[Stored items]
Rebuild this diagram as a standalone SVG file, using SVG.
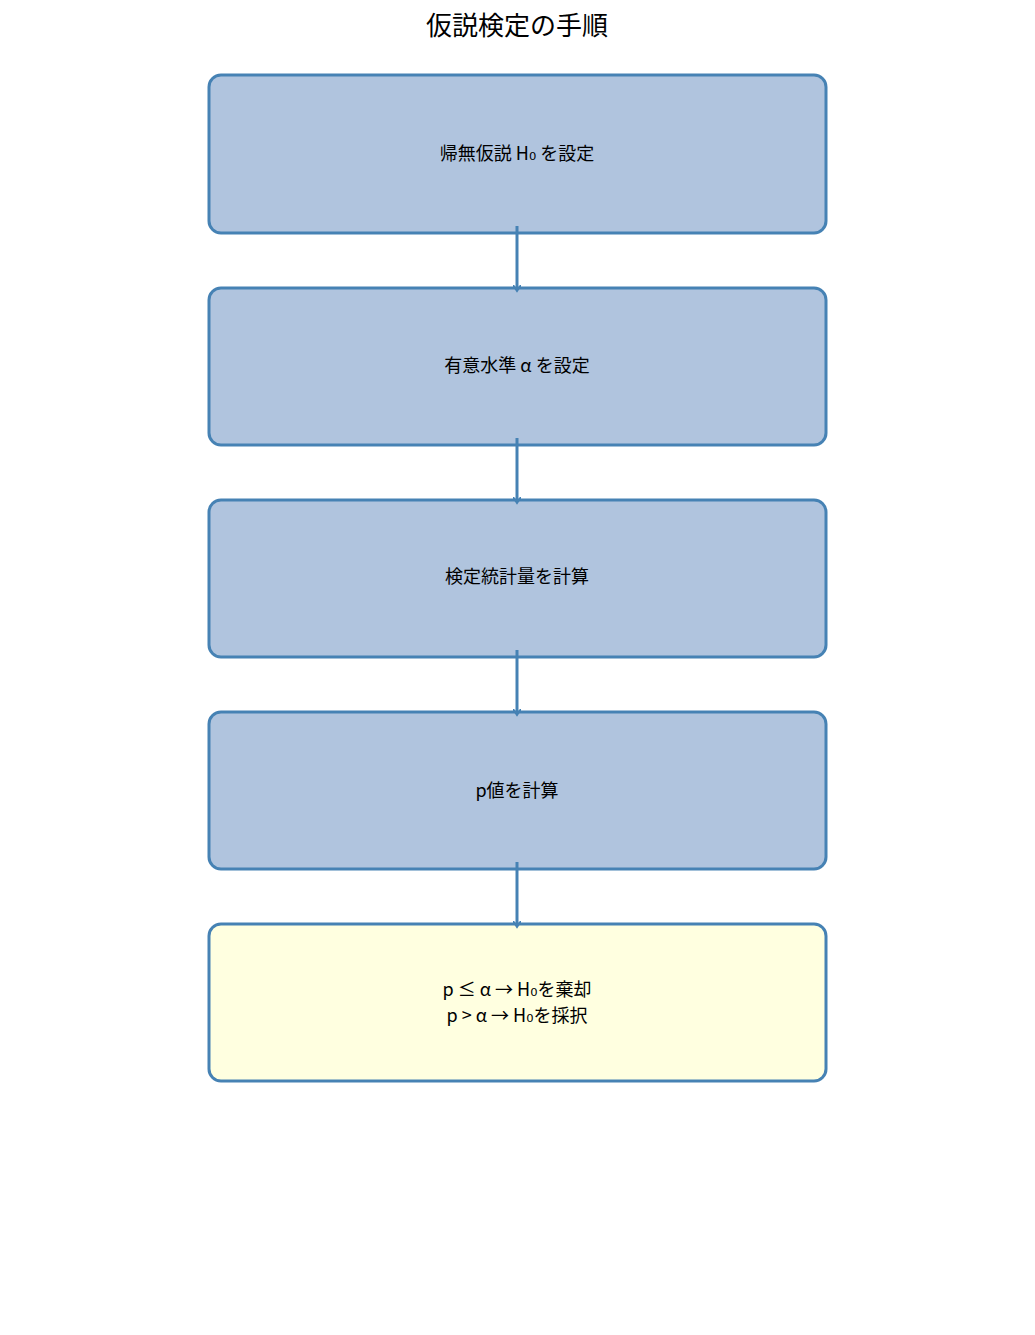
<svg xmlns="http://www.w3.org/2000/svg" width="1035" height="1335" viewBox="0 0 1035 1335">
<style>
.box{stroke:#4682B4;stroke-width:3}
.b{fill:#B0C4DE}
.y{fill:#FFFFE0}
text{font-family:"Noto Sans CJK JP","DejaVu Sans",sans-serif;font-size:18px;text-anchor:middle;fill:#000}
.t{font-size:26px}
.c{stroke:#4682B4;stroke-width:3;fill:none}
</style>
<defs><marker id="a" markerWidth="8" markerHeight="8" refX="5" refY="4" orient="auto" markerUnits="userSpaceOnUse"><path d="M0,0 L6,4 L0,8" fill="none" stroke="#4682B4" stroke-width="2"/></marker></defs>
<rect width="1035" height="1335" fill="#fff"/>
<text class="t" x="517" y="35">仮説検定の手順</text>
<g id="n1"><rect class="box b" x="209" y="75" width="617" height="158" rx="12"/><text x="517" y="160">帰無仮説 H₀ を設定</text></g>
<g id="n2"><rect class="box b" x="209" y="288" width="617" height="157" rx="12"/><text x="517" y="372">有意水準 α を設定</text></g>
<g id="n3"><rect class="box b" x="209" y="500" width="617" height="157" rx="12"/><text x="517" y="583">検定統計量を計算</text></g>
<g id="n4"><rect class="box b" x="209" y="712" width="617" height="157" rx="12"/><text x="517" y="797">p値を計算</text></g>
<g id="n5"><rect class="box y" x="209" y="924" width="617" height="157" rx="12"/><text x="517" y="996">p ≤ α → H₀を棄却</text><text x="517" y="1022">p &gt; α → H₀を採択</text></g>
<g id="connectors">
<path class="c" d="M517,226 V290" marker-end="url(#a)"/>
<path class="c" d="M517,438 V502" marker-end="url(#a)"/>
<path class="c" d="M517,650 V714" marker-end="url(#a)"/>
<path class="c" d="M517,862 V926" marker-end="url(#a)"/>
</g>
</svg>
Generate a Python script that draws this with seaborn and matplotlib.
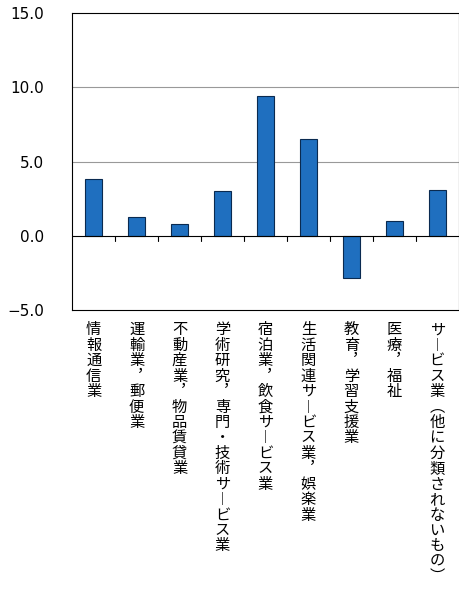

__THE PROBLEM__: Transcribe all of the material exactly, leaving out whatever pictures it contains.

__TASK RESPONSE__:
Rebuild this diagram as a standalone SVG file, using SVG.
<svg xmlns="http://www.w3.org/2000/svg" width="1035" height="1335" viewBox="0 0 1035 1335">
<style>
.box{stroke:#4682B4;stroke-width:3}
.b{fill:#B0C4DE}
.y{fill:#FFFFE0}
text{font-family:"Noto Sans CJK JP","DejaVu Sans",sans-serif;font-size:18px;text-anchor:middle;fill:#000}
.t{font-size:26px}
.c{stroke:#4682B4;stroke-width:3;fill:none}
</style>
<defs><marker id="a" markerWidth="8" markerHeight="8" refX="5" refY="4" orient="auto" markerUnits="userSpaceOnUse"><path d="M0,0 L6,4 L0,8" fill="none" stroke="#4682B4" stroke-width="2"/></marker></defs>
<rect width="1035" height="1335" fill="#fff"/>
<text class="t" x="517" y="35">仮説検定の手順</text>
<g id="n1"><rect class="box b" x="209" y="75" width="617" height="158" rx="12"/><text x="517" y="160">帰無仮説 H₀ を設定</text></g>
<g id="n2"><rect class="box b" x="209" y="288" width="617" height="157" rx="12"/><text x="517" y="372">有意水準 α を設定</text></g>
<g id="n3"><rect class="box b" x="209" y="500" width="617" height="157" rx="12"/><text x="517" y="583">検定統計量を計算</text></g>
<g id="n4"><rect class="box b" x="209" y="712" width="617" height="157" rx="12"/><text x="517" y="797">p値を計算</text></g>
<g id="n5"><rect class="box y" x="209" y="924" width="617" height="157" rx="12"/><text x="517" y="996">p ≤ α → H₀を棄却</text><text x="517" y="1022">p &gt; α → H₀を採択</text></g>
<g id="connectors">
<path class="c" d="M517,226 V290" marker-end="url(#a)"/>
<path class="c" d="M517,438 V502" marker-end="url(#a)"/>
<path class="c" d="M517,650 V714" marker-end="url(#a)"/>
<path class="c" d="M517,862 V926" marker-end="url(#a)"/>
</g>
</svg>
Generate a Python script that draws this with seaborn and matplotlib.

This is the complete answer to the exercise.